What are your hopes for the organisation?
I hope that we continue to attract more writers to MMD as they see what the organisation can offer them and that we are able to offer more and more opportunities for the writers’ work to be developed and seen, whether that’s through The S&S Award, the Cameron Mackintosh Composer Residency, the Stiles & Drewe Song Prize, the partnerships with drama schools or the increasing number of other outlets that MMD is made aware of and is, therefore, able to make the writers aware of. Specifically, I co-sponsor The S&S Award with Warner Brown. It’s grown very quickly in the last four years and MMD now partners with Curve for the winning show’s development week. We’ve just done the development weeks for last year’s winner “Stay Awake, Jake” and the 2013 winner “Forest Boy”. Having seen how useful these weeks were to the writers – with no pressure of a presentation at the end of the week – we would love to grow the Award even more over the next few years and help more writers develop their work this way.
What was your most memorable theatrical experience as a child?
Probably “Annie” at the Victoria Palace. I think it was the first West End musical I saw and I remember loving it.

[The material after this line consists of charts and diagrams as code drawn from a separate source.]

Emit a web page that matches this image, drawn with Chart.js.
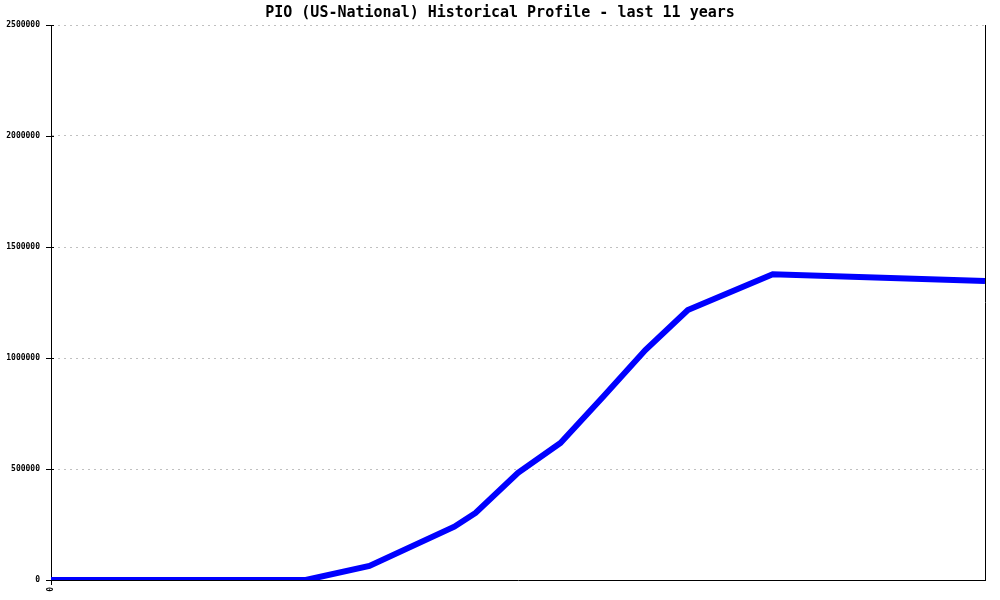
<!DOCTYPE html>
<html>
<head>
<meta charset="utf-8">
<script src="https://cdn.jsdelivr.net/npm/chart.js@4"></script>
<style>
  html, body { margin: 0; padding: 0; background: #fff; }
  #wrap { width: 1000px; height: 600px; position: relative; }
</style>
</head>
<body>
<div id="wrap"><canvas id="chart"></canvas></div>
<script>
// quarters since start of the 11 year window, and PIO totals
const quarters = [0, 12, 15, 19, 20, 22, 24, 26, 28, 30, 34, 44];
const pioValues = [0, 0, 63000, 240000, 302000, 483000, 617000, 824000, 1036000, 1216000, 1377000, 1347000];
const yTicks = [0, 500000, 1000000, 1500000, 2000000, 2500000];
const xTickLabels = ['0'];
const chartTitle = 'PIO (US-National) Historical Profile - last 11 years';

const points = quarters.map((q, i) => ({ x: q, y: pioValues[i] }));

// title + right frame line + ticks crossing the y axis
const framePlugin = {
  id: 'frame',
  afterDraw(chart) {
    const { ctx, chartArea } = chart;
    ctx.save();
    ctx.strokeStyle = '#000';
    ctx.lineWidth = 1;
    ctx.beginPath();
    ctx.moveTo(chartArea.right + 0.5, chartArea.top);
    ctx.lineTo(chartArea.right + 0.5, chartArea.bottom);
    ctx.stroke();
    const y = chart.scales.y;
    yTicks.forEach(v => {
      const py = Math.round(y.getPixelForValue(v)) + 0.5;
      ctx.beginPath();
      ctx.moveTo(chartArea.left - 5, py);
      ctx.lineTo(chartArea.left + 3, py);
      ctx.stroke();
    });
    ctx.fillStyle = '#000';
    ctx.font = 'bold 15px "DejaVu Sans Mono"';
    ctx.textAlign = 'center';
    ctx.textBaseline = 'middle';
    ctx.fillText(chartTitle, 500, 13);
    ctx.restore();
  }
};

new Chart(document.getElementById('chart'), {
  type: 'line',
  data: {
    datasets: [{
      data: points,
      borderColor: '#0000ff',
      borderWidth: 6,
      pointRadius: 0,
      tension: 0,
      fill: false
    }]
  },
  options: {
    responsive: true,
    maintainAspectRatio: false,
    animation: false,
    layout: { padding: { top: 25, right: 15, left: 0, bottom: 0 } },
    plugins: { legend: { display: false }, tooltip: { enabled: false } },
    scales: {
      x: {
        type: 'linear',
        min: 0,
        max: 44,
        afterBuildTicks: s => { s.ticks = xTickLabels.map((t, i) => ({ value: i })); },
        afterFit: s => { s.height = 20; },
        ticks: {
          minRotation: 90, maxRotation: 90,
          color: '#000',
          font: { family: 'DejaVu Sans Mono', size: 8, weight: 'bold' },
          padding: 2,
          callback: (v, i) => xTickLabels[i]
        },
        grid: { drawOnChartArea: false, tickLength: 5, color: '#000' },
        border: { color: '#000', width: 1 }
      },
      y: {
        min: 0,
        max: 2500000,
        afterBuildTicks: s => { s.ticks = yTicks.map(v => ({ value: v })); },
        afterFit: s => { s.width = 51; },
        ticks: {
          color: '#000',
          font: { family: 'DejaVu Sans Mono', size: 8, weight: 'bold' },
          padding: 11,
          callback: v => String(v)
        },
        grid: {
          color: ctx => ctx.tick && ctx.tick.value === 0 ? 'rgba(0,0,0,0)' : '#c0c0c0',
          drawTicks: false,
          lineWidth: 1
        },
        border: { color: '#000', width: 1, dash: [2, 4] }
      }
    }
  },
  plugins: [framePlugin]
});
</script>
</body>
</html>
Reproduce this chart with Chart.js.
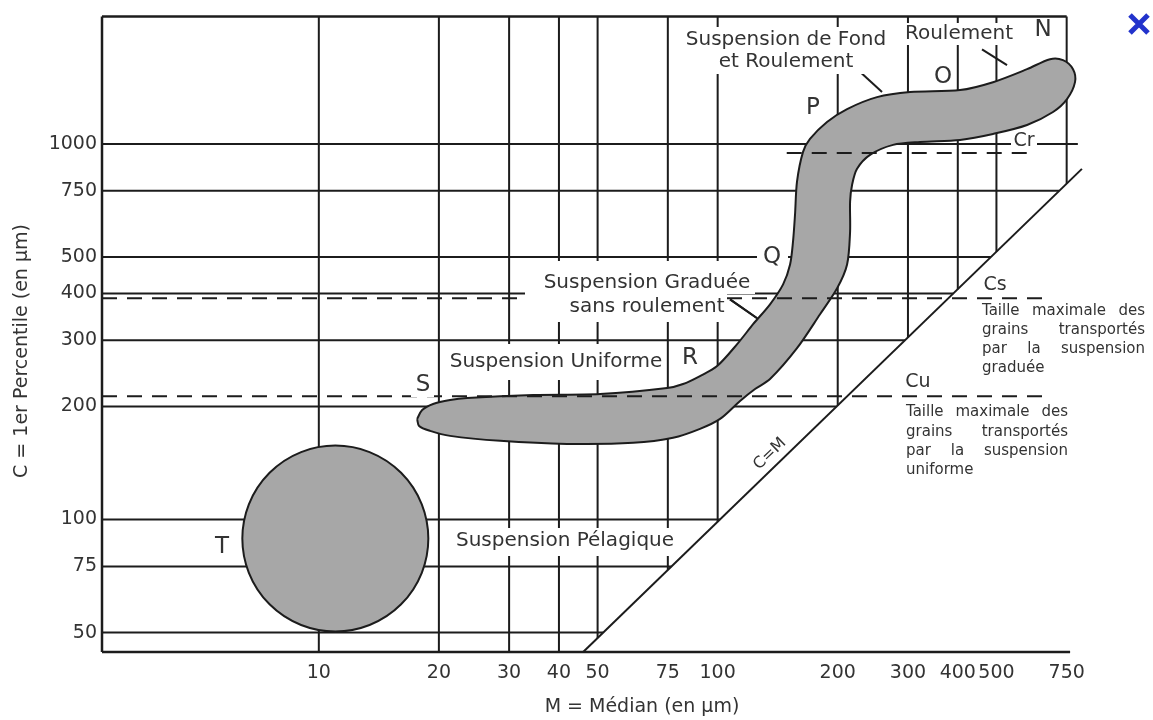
<!DOCTYPE html>
<html>
<head>
<meta charset="utf-8">
<script src="https://cdn.jsdelivr.net/npm/chart.js@4.4.0/dist/chart.umd.min.js"></script>
<style>
  html, body { margin: 0; padding: 0; background: #fff; }
</style>
</head>
<body>
<canvas id="cm-chart" width="1153" height="720"></canvas>
<script>
// Diagramme CM (Passega) - axes log / log

// graduations
const xTicks = [10, 20, 30, 40, 50, 75, 100, 200, 300, 400, 500, 750];
const yTicks = [50, 75, 100, 200, 300, 400, 500, 750, 1000];
const xMin = 2.86, xMax = 810;
const yMin = 44.4, yMax = 2185;

// droite C = M
const diagonalM = [46, 819];
const diagonalC = [44.4, 858];

// contour de la bande N-O-P-Q-R-S
const bandM = [17.64, 18.16, 19.34, 21.34, 23.53, 34.45, 50.72, 74.69, 81.9, 90.3, 99.7, 111.9, 122.7, 135.3, 145.9, 151.9, 154.5, 156.3, 158.1, 163.7, 170.4, 188.0,
  211.1, 250.9, 303.7, 405.3, 490.2, 596.7, 681.3, 734.4, 778.0, 787.0, 751.5, 693.2, 596.7, 490.2, 405.3, 321.7, 275.3, 241.0, 223.6, 217.3,
  214.8, 214.8, 211.1, 199.3, 180.6, 158.1, 135.3, 124.1, 113.8, 101.4, 90.3, 77.3, 61.4, 41.9, 28.5, 21.34, 19.01, 17.84, 17.64];
const bandC = [185.3, 195.7, 203.1, 208.1, 210.7, 214.6, 215.9, 223.9, 229.5, 241.0, 256.2, 293.0, 331.1, 374.1, 422.7, 477.5, 549.6, 648.1, 793.0, 952.3, 1031, 1144,
  1238, 1332, 1374, 1391, 1460, 1581, 1681, 1671, 1581, 1460, 1316, 1216, 1123, 1063, 1025, 1012, 994, 935, 858.6, 778.5,
  701.9, 584.1, 477.5, 412.6, 351.9, 285.9, 236.6, 222.6, 206.9, 185.3, 174.3, 165.0, 160.0, 159.0, 162.0, 167.0, 172.2, 177.5, 185.3];

// cercle T (suspension pélagique)
const circleM = [11];
const circleC = [89];

// limites Cr, Cs, Cu
const levelNames = ['Cr', 'Cs', 'Cu'];
const levelC = [946, 388, 213];
const levelFromM = [149, xMin, xMin];
const levelToM = [614, 670, 670];

// traits de rappel
const leaderM = [[107.4, 125.6], [221, 258.3], [460, 531.5]];
const leaderC = [[385.7, 343.4], [1600, 1374], [1786, 1620]];

const lg = Math.log10;
function diagC(m) {
  const t = (lg(m) - lg(diagonalM[0])) / (lg(diagonalM[1]) - lg(diagonalM[0]));
  return 10 ** (lg(diagonalC[0]) + t * (lg(diagonalC[1]) - lg(diagonalC[0])));
}
function diagM(c) {
  const t = (lg(c) - lg(diagonalC[0])) / (lg(diagonalC[1]) - lg(diagonalC[0]));
  return 10 ** (lg(diagonalM[0]) + t * (lg(diagonalM[1]) - lg(diagonalM[0])));
}

const INK = '#1c1c1c';
const GREY = '#a7a7a7';
const TEXT = '#333333';
const FONT = 'DejaVu Sans';

const lineStyle = { borderColor: INK, pointRadius: 0, fill: false, clip: false, tension: 0 };
const datasets = [];

// quadrillage coupé par la droite C = M
xTicks.forEach(m => {
  const bottom = m <= diagonalM[0] ? yMin : diagC(m);
  datasets.push({ ...lineStyle, borderWidth: 2, order: 5, data: [{ x: m, y: yMax }, { x: m, y: bottom }] });
});
yTicks.forEach(c => {
  const right = Math.min(diagM(c), 800);
  datasets.push({ ...lineStyle, borderWidth: 2, order: 5, data: [{ x: xMin, y: c }, { x: right, y: c }] });
});

// cadre
datasets.push({ ...lineStyle, borderWidth: 2.5, order: 4, data: [{ x: xMin, y: yMin }, { x: xMin, y: yMax }] });
datasets.push({ ...lineStyle, borderWidth: 2.5, order: 4, data: [{ x: xMin, y: yMax }, { x: 750, y: yMax }] });
datasets.push({ ...lineStyle, borderWidth: 2.5, order: 4, data: [{ x: xMin, y: yMin }, { x: 765, y: yMin }] });

// bande grise
datasets.push({
  data: bandM.map((m, i) => ({ x: m, y: bandC[i] })),
  borderColor: INK, borderWidth: 2, backgroundColor: GREY,
  fill: 'shape', tension: 0.3, pointRadius: 0, clip: false, order: 3
});

// cercle T
datasets.push({
  data: circleM.map((m, i) => ({ x: m, y: circleC[i] })),
  showLine: false, pointRadius: 93, pointStyle: 'circle',
  pointBackgroundColor: GREY, pointBorderColor: INK, pointBorderWidth: 2,
  clip: false, order: 3
});

// droite C = M
datasets.push({ ...lineStyle, borderWidth: 2, order: 2, data: diagonalM.map((m, i) => ({ x: m, y: diagonalC[i] })) });

// tiretés Cr / Cs / Cu
levelNames.forEach((name, i) => {
  datasets.push({
    ...lineStyle, label: name, borderWidth: 2, borderDash: [15, 10], order: 1,
    data: [{ x: levelFromM[i], y: levelC[i] }, { x: levelToM[i], y: levelC[i] }]
  });
});

// traits de rappel
leaderM.forEach((ms, i) => {
  datasets.push({ ...lineStyle, borderWidth: 2, order: 1, data: ms.map((m, j) => ({ x: m, y: leaderC[i][j] })) });
});

// textes, cases blanches
const whiteBoxes = [
  [680, 27, 892, 74], [902, 23, 1016, 45], [525, 261, 755, 294], [525, 294, 727, 322], [445, 344, 665, 380],
  [450, 528, 681, 556], [757, 246, 788, 268], [411, 374, 434, 397], [1011, 131, 1037, 148]
];
const labels = [
  ['Suspension de Fond', 786, 40, 20], ['et Roulement', 786, 62, 20], ['Roulement', 959, 34, 20],
  ['Suspension Graduée', 647, 283, 20], ['sans roulement', 647, 307, 20],
  ['Suspension Uniforme', 556, 362, 20], ['Suspension Pélagique', 565, 541, 20],
  ['N', 1043, 30, 23], ['O', 943, 77, 23], ['P', 813, 108, 23], ['Q', 772, 257, 23],
  ['R', 690, 358, 23], ['S', 423, 385, 23], ['T', 222, 547, 23],
  ['Cr', 1024, 141, 19], ['Cs', 995, 285, 19], ['Cu', 918, 382, 19]
];
const notes = [
  { x0: 982, x1: 1145, ys: [311, 330, 349, 368], lines: ['Taille maximale des', 'grains transportés', 'par la suspension', 'graduée'] },
  { x0: 906, x1: 1068, ys: [412, 432, 451, 470], lines: ['Taille maximale des', 'grains transportés', 'par la suspension', 'uniforme'] }
];

function drawJustified(ctx, text, x0, x1, y, last) {
  const words = text.split(' ');
  if (last || words.length < 2) { ctx.fillText(text, x0, y); return; }
  const total = words.reduce((s, w) => s + ctx.measureText(w).width, 0);
  const gap = (x1 - x0 - total) / (words.length - 1);
  let x = x0;
  words.forEach(w => { ctx.fillText(w, x, y); x += ctx.measureText(w).width + gap; });
}

const annotationPlugin = {
  id: 'cmAnnotations',
  afterDatasetsDraw(chart) {
    const ctx = chart.ctx;
    const xs = chart.scales.x, ys = chart.scales.y;
    ctx.save();
    ctx.fillStyle = '#ffffff';
    whiteBoxes.forEach(b => ctx.fillRect(b[0], b[1], b[2] - b[0], b[3] - b[1]));

    ctx.fillStyle = TEXT;
    ctx.textBaseline = 'middle';
    ctx.textAlign = 'center';
    labels.forEach(([t, x, y, s]) => {
      ctx.font = s + 'px "' + FONT + '"';
      ctx.fillText(t, x, y);
    });

    ctx.font = '15px "' + FONT + '"';
    ctx.textAlign = 'left';
    notes.forEach(n => n.lines.forEach((l, i) => drawJustified(ctx, l, n.x0, n.x1, n.ys[i], i === n.lines.length - 1)));

    // C=M le long de la diagonale
    const p0x = xs.getPixelForValue(diagonalM[0]), p0y = ys.getPixelForValue(diagonalC[0]);
    const p1x = xs.getPixelForValue(diagonalM[1]), p1y = ys.getPixelForValue(diagonalC[1]);
    ctx.translate(770, 454);
    ctx.rotate(Math.atan2(p1y - p0y, p1x - p0x));
    ctx.textAlign = 'center';
    ctx.font = '16px "' + FONT + '"';
    ctx.fillText('C=M', 0, 0);
    ctx.restore();

    // titres des axes
    ctx.save();
    ctx.fillStyle = TEXT;
    ctx.textAlign = 'center';
    ctx.textBaseline = 'middle';
    ctx.font = '19px "' + FONT + '"';
    ctx.fillText('M = Médian (en µm)', 642, 707);
    ctx.translate(22, 351);
    ctx.rotate(-Math.PI / 2);
    ctx.fillText('C = 1er Percentile (en µm)', 0, 0);
    ctx.restore();

    // croix bleue
    ctx.save();
    ctx.strokeStyle = '#2233cc';
    ctx.lineWidth = 5;
    ctx.beginPath();
    ctx.moveTo(1130, 15); ctx.lineTo(1148, 33);
    ctx.moveTo(1148, 15); ctx.lineTo(1130, 33);
    ctx.stroke();
    ctx.restore();

    // trait de rappel de la suspension graduée (au-dessus de la case)
    ctx.save();
    ctx.strokeStyle = INK;
    ctx.lineWidth = 2;
    ctx.beginPath();
    ctx.moveTo(xs.getPixelForValue(leaderM[0][0]), ys.getPixelForValue(leaderC[0][0]));
    ctx.lineTo(xs.getPixelForValue(leaderM[0][1]), ys.getPixelForValue(leaderC[0][1]));
    ctx.stroke();
    ctx.restore();
  }
};

const tickFont = { family: FONT, size: 19 };

new Chart(document.getElementById('cm-chart'), {
  type: 'line',
  data: { datasets: datasets },
  options: {
    responsive: false,
    animation: false,
    events: [],
    layout: { autoPadding: false, padding: { top: 14, right: 73, left: 0, bottom: 0 } },
    plugins: { legend: { display: false }, tooltip: { enabled: false } },
    scales: {
      x: {
        type: 'logarithmic', min: xMin, max: xMax, bounds: 'data',
        grid: { display: false, drawTicks: false }, border: { display: false },
        afterBuildTicks: s => { s.ticks = xTicks.map(v => ({ value: v })); },
        afterFit: s => { s.height = 68; },
        ticks: { autoSkip: false, maxRotation: 0, padding: 10, color: TEXT, font: tickFont, callback: v => String(v) }
      },
      y: {
        type: 'logarithmic', min: yMin, max: yMax, bounds: 'data',
        grid: { display: false, drawTicks: false }, border: { display: false },
        afterBuildTicks: s => { s.ticks = yTicks.map(v => ({ value: v })); },
        afterFit: s => { s.width = 102; },
        ticks: { autoSkip: false, padding: 5, color: TEXT, font: tickFont, callback: v => String(v) }
      }
    }
  },
  plugins: [annotationPlugin]
});
</script>
</body>
</html>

Who are your heroes and why?
I have a few. My songwriting heroes are Lorenz Hart and Cole Porter. I think they are masters of what they do. I never tire of hearing a Hart lyric or a Porter song. In the world of music publishing, my hero was a gentleman called Len Thorpe who used to run the Copyright Department at Warner/Chappell. Len is sadly no longer with us but he taught me so much about copyright and was incredibly generous with his time and knowledge. From a personal perspective, my heroes are my parents who brought me up on a diet of musical films and Frank Sinatra and I’m sure that’s where I got my love of musical theatre and the standard repertoire from, and my partner Warner Brown who constantly challenges me and questions me about what I do and how I do it.
When you were growing up what did you want to be?
I wanted to work in music administration. I did a Bachelor of Music Degree at King’s College, London and a post-graduate business studies course and then joined Warner/Chappell Music. Nearly 23 years later, most of that time spent running the Standard Repertoire and Musicals Department, I moved from music publishing to become a literary agent for musical theatre writers at Alan Brodie Representation.
What’s your favourite musical?
Very difficult. Probably “A Little Night Music”. It was my introduction to Sondheim and his world of musical theatre writing.
If you had a magic wand what would be the one thing you would change / improve in the sector?
I would love producers to do more entirely original musical theatre work rather than so much being based on source material. There are some great ideas and wonderful writers out there but they and their work rarely get a chance to be seen and heard because it is such a risk for producers to put on a show which isn’t based on something.
Why would you encourage writers to join MMD?
Because MMD offers writers invaluable opportunities to develop their work and hone their craft and because it is a great place to meet other writers, compare notes and support each other. Writers continually tell me that there’s nothing like MMD and that makes me very proud.